Brief: Reproduce every line of the material below, but drop the pictures.

Collected data:
·····

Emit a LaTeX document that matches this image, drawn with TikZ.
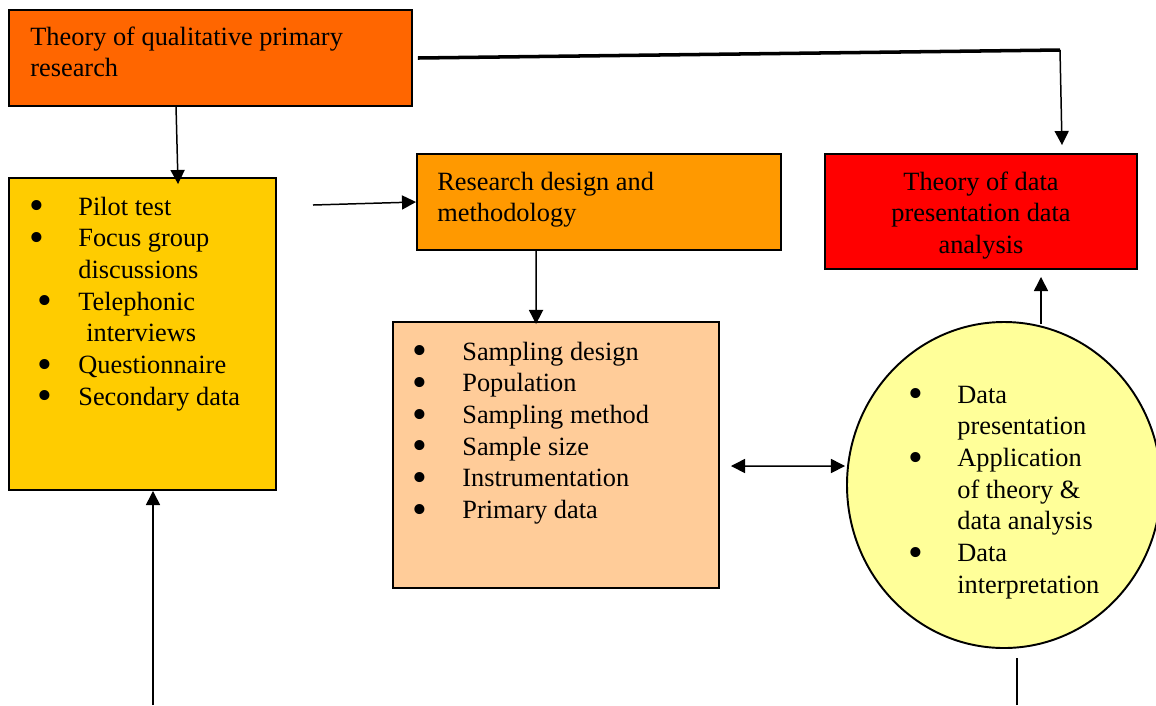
\documentclass[tikz,border=0pt]{standalone}
\usepackage{fontspec}
\setmainfont{Liberation Serif}
\usepackage{tikz}
\usetikzlibrary{arrows.meta,shapes,calc}

\definecolor{qualorange}{HTML}{FF6600}
\definecolor{listyellow}{HTML}{FFCC00}
\definecolor{designorange}{HTML}{FF9900}
\definecolor{theoryred}{HTML}{FF0000}
\definecolor{samplepeach}{HTML}{FFCC99}
\definecolor{datayellow}{HTML}{FFFF99}
\newcommand\bul{\smash{\raisebox{-2.6pt}{\scalebox{1.6}{\textbullet}}}}

\tikzset{
  box/.style={draw,line width=1.1pt,inner sep=0pt},
  txt/.style={inner sep=0pt,font=\fontsize{15}{18}\selectfont},
  arr/.style={line width=0.85pt,-{Triangle[length=8pt,width=8pt]}},
  dbl/.style={line width=0.85pt,{Triangle[length=8pt,width=8pt]}-{Triangle[length=8pt,width=8pt]}}
}

\begin{document}
\begin{tikzpicture}
\useasboundingbox (0,0) rectangle (23.12,-14.1);
% boxes
\node[box,fill=qualorange,minimum width=8.06cm,minimum height=1.92cm] (qual) at (4.21,-1.16){};
\node[box,fill=listyellow,minimum width=5.34cm,minimum height=6.24cm] (pilot) at (2.85,-6.68){};
\node[box,fill=designorange,minimum width=7.28cm,minimum height=1.92cm] (design) at (11.98,-4.04){};
\node[box,fill=theoryred,minimum width=6.24cm,minimum height=2.30cm] (present) at (19.62,-4.23){};
\node[box,fill=samplepeach,minimum width=6.52cm,minimum height=5.32cm] (sampling) at (11.12,-9.10){};
\node[box,ellipse,fill=datayellow,minimum width=6.28cm,minimum height=6.52cm] (analysis) at (20.08,-9.70){};
% texts
\node[txt,anchor=north west] (qualtxt) at (0.60,-0.456){\begin{tabular}{@{}l@{}}
Theory of qualitative primary\\ research\end{tabular}};
\node[txt,anchor=north west] (designtxt) at (8.74,-3.356){\begin{tabular}{@{}l@{}}
Research design and\\ methodology\end{tabular}};
\node[txt,anchor=north] (presenttxt) at (19.62,-3.356){\begin{tabular}{@{}c@{}}
Theory of data\\ presentation data\\ analysis\end{tabular}};
\node[txt,anchor=north west] (pilottxt) at (0.58,-3.856){\begin{tabular}{@{}p{0.98cm}@{}l@{}}
\bul & Pilot test\\
\bul & Focus group\\
 & discussions\\
\hspace*{0.16cm}\bul & Telephonic\\
 & \hspace*{0.16cm}interviews\\
\hspace*{0.16cm}\bul & Questionnaire\\
\hspace*{0.16cm}\bul & Secondary data
\end{tabular}};
\node[txt,anchor=north west] (samplingtxt) at (8.25,-6.756){\begin{tabular}{@{}p{0.99cm}@{}l@{}}
\bul & Sampling design\\
\bul & Population\\
\bul & Sampling method\\
\bul & Sample size\\
\bul & Instrumentation\\
\bul & Primary data
\end{tabular}};
\node[txt,anchor=north west] (analysistxt) at (18.17,-7.616){\begin{tabular}{@{}p{0.97cm}@{}l@{}}
\bul & Data\\
 & presentation\\
\bul & Application\\
 & of theory \&\\
 & data analysis\\
\bul & Data\\
 & interpretation
\end{tabular}};
% connectors
\coordinate (bend) at (21.2,-1.0);
\coordinate (pilotout) at (6.26,-4.10);
\coordinate (bottomL) at (3.06,-14.1);
\coordinate (bottomR) at (20.34,-14.1);
\draw[line width=2pt] ($(qual.east)+(0.1,0)$) -- (bend);
\draw[arr] (bend) -- ($(bend |- present.north)+(0.04,0.16)$);
\draw[arr] ($(qual.south west)+(3.36,0)$) -- ($(pilot.north west)+(3.40,-0.14)$);
\draw[arr] (pilotout) -- (design.west);
\draw[arr] ($(design.south west)+(2.40,0)$) -- ($(sampling.north west)+(2.88,-0.06)$);
\draw[dbl] ($(sampling.east)+(0.22,-0.22)$) -- ($(analysis.west)+(-0.02,0.38)$);
\draw[arr] ($(analysis.north)+(0.74,-0.06)$) -- ($(present.south -| analysis.north)+(0.74,-0.14)$);
\draw[arr] (bottomL) -- (bottomL |- pilot.south);
\draw[line width=0.85pt] (bottomR) -- ++(0,0.94);
\end{tikzpicture}
\end{document}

·····

Written response:
Emit a LaTeX document that matches this image, drawn with TikZ.
\documentclass[tikz,border=0pt]{standalone}
\usepackage{fontspec}
\setmainfont{Liberation Serif}
\usepackage{tikz}
\usetikzlibrary{arrows.meta,shapes,calc}

\definecolor{qualorange}{HTML}{FF6600}
\definecolor{listyellow}{HTML}{FFCC00}
\definecolor{designorange}{HTML}{FF9900}
\definecolor{theoryred}{HTML}{FF0000}
\definecolor{samplepeach}{HTML}{FFCC99}
\definecolor{datayellow}{HTML}{FFFF99}
\newcommand\bul{\smash{\raisebox{-2.6pt}{\scalebox{1.6}{\textbullet}}}}

\tikzset{
  box/.style={draw,line width=1.1pt,inner sep=0pt},
  txt/.style={inner sep=0pt,font=\fontsize{15}{18}\selectfont},
  arr/.style={line width=0.85pt,-{Triangle[length=8pt,width=8pt]}},
  dbl/.style={line width=0.85pt,{Triangle[length=8pt,width=8pt]}-{Triangle[length=8pt,width=8pt]}}
}

\begin{document}
\begin{tikzpicture}
\useasboundingbox (0,0) rectangle (23.12,-14.1);
% boxes
\node[box,fill=qualorange,minimum width=8.06cm,minimum height=1.92cm] (qual) at (4.21,-1.16){};
\node[box,fill=listyellow,minimum width=5.34cm,minimum height=6.24cm] (pilot) at (2.85,-6.68){};
\node[box,fill=designorange,minimum width=7.28cm,minimum height=1.92cm] (design) at (11.98,-4.04){};
\node[box,fill=theoryred,minimum width=6.24cm,minimum height=2.30cm] (present) at (19.62,-4.23){};
\node[box,fill=samplepeach,minimum width=6.52cm,minimum height=5.32cm] (sampling) at (11.12,-9.10){};
\node[box,ellipse,fill=datayellow,minimum width=6.28cm,minimum height=6.52cm] (analysis) at (20.08,-9.70){};
% texts
\node[txt,anchor=north west] (qualtxt) at (0.60,-0.456){\begin{tabular}{@{}l@{}}
Theory of qualitative primary\\ research\end{tabular}};
\node[txt,anchor=north west] (designtxt) at (8.74,-3.356){\begin{tabular}{@{}l@{}}
Research design and\\ methodology\end{tabular}};
\node[txt,anchor=north] (presenttxt) at (19.62,-3.356){\begin{tabular}{@{}c@{}}
Theory of data\\ presentation data\\ analysis\end{tabular}};
\node[txt,anchor=north west] (pilottxt) at (0.58,-3.856){\begin{tabular}{@{}p{0.98cm}@{}l@{}}
\bul & Pilot test\\
\bul & Focus group\\
 & discussions\\
\hspace*{0.16cm}\bul & Telephonic\\
 & \hspace*{0.16cm}interviews\\
\hspace*{0.16cm}\bul & Questionnaire\\
\hspace*{0.16cm}\bul & Secondary data
\end{tabular}};
\node[txt,anchor=north west] (samplingtxt) at (8.25,-6.756){\begin{tabular}{@{}p{0.99cm}@{}l@{}}
\bul & Sampling design\\
\bul & Population\\
\bul & Sampling method\\
\bul & Sample size\\
\bul & Instrumentation\\
\bul & Primary data
\end{tabular}};
\node[txt,anchor=north west] (analysistxt) at (18.17,-7.616){\begin{tabular}{@{}p{0.97cm}@{}l@{}}
\bul & Data\\
 & presentation\\
\bul & Application\\
 & of theory \&\\
 & data analysis\\
\bul & Data\\
 & interpretation
\end{tabular}};
% connectors
\coordinate (bend) at (21.2,-1.0);
\coordinate (pilotout) at (6.26,-4.10);
\coordinate (bottomL) at (3.06,-14.1);
\coordinate (bottomR) at (20.34,-14.1);
\draw[line width=2pt] ($(qual.east)+(0.1,0)$) -- (bend);
\draw[arr] (bend) -- ($(bend |- present.north)+(0.04,0.16)$);
\draw[arr] ($(qual.south west)+(3.36,0)$) -- ($(pilot.north west)+(3.40,-0.14)$);
\draw[arr] (pilotout) -- (design.west);
\draw[arr] ($(design.south west)+(2.40,0)$) -- ($(sampling.north west)+(2.88,-0.06)$);
\draw[dbl] ($(sampling.east)+(0.22,-0.22)$) -- ($(analysis.west)+(-0.02,0.38)$);
\draw[arr] ($(analysis.north)+(0.74,-0.06)$) -- ($(present.south -| analysis.north)+(0.74,-0.14)$);
\draw[arr] (bottomL) -- (bottomL |- pilot.south);
\draw[line width=0.85pt] (bottomR) -- ++(0,0.94);
\end{tikzpicture}
\end{document}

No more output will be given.